The new approach for Xiaomi involves what they call loop liquidcool technology, and is borrowed from the world of aerospace and satellites. And it cools a smartphone twice as effectively as their current approach of using a vapor chamber as a heat sink. Xiaomi's new approach revolves around a refrigerant liquid which evaporates into a gas when the smartphone's processor starts heating up.


As the refrigerant expands now that it's a gas, this powers it around a pipeline around the mobile and back to a condenser, which turns it into a liquid again. Capillary force sucks the liquid refrigerant into tiny pipes which move it back to the refill chamber and the evaporator. And then the merry circuit starts out all over again.


I vape


With the vapor chamber approach, heat can also be funneled away from a hot piece of equipment and spread over a bigger area to allow the heat to dissipate faster.

The big difference between the two approaches is conventional vapor chamber systems don't have separate channels for gases and liquids. So hot gas and cool liquids mix and obstruct each other, especially under heavy workloads. Whereas "this new tech separates hot air and cooling liquid circulations while preventing backwards heat flow," tweets Lei Jun.

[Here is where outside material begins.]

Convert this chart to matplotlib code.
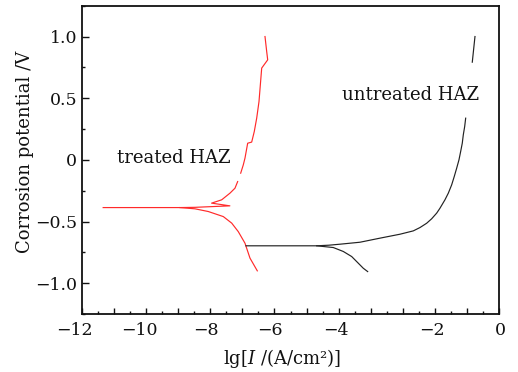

Vapor chambers, for what it's worth, up to now mainly have appeared in gaming smartphones, like the Razer Phone 2 back in 2018. More towards the mobile mainstream, there are some indications Samsung is currently thinking of using vapor chambers in its 2022 series smartphones.


The Galaxy S10 Plus included a vapor chamber in fact, but this disappeared with the Galaxy S21. Samsung suppliers though appear to be working on vapor chamber technology as a priority, suggesting it could be about to make a comeback. The Sony Xperia Pro includes an enormous vapor chamber – one almost as big as the device itself.


The downside of vapor chambers is the space they occupy in the smartphone's shell – space that otherwise could be devoted to bigger batteries or additional antennas.


But those burns


This doesn't mean Xiaomi's announcement completely escaped criticism. "That's a heatpipe," tweets Ian Cutress. "Heatpipes have been around for decades. Heatpipes are not the same as the standard definition of liquid cooling."


"Every time a manufacturer calls a heatpipe as liquid cooling, we point out it's not the same thing, and the company misunderstands the technology," he adds.


Others wondered aloud if this meant inside the coming (possibly by year's end) flagship Xiaomi 12, Qualcomm's Snapdragon 898 was going to be "an even hotter successor to Snapdragon 888", as Frankie Herrera tweeted.


In a week of COP26, anyway, it looks like heat is certainly on smartphone maker's minds even if it is November.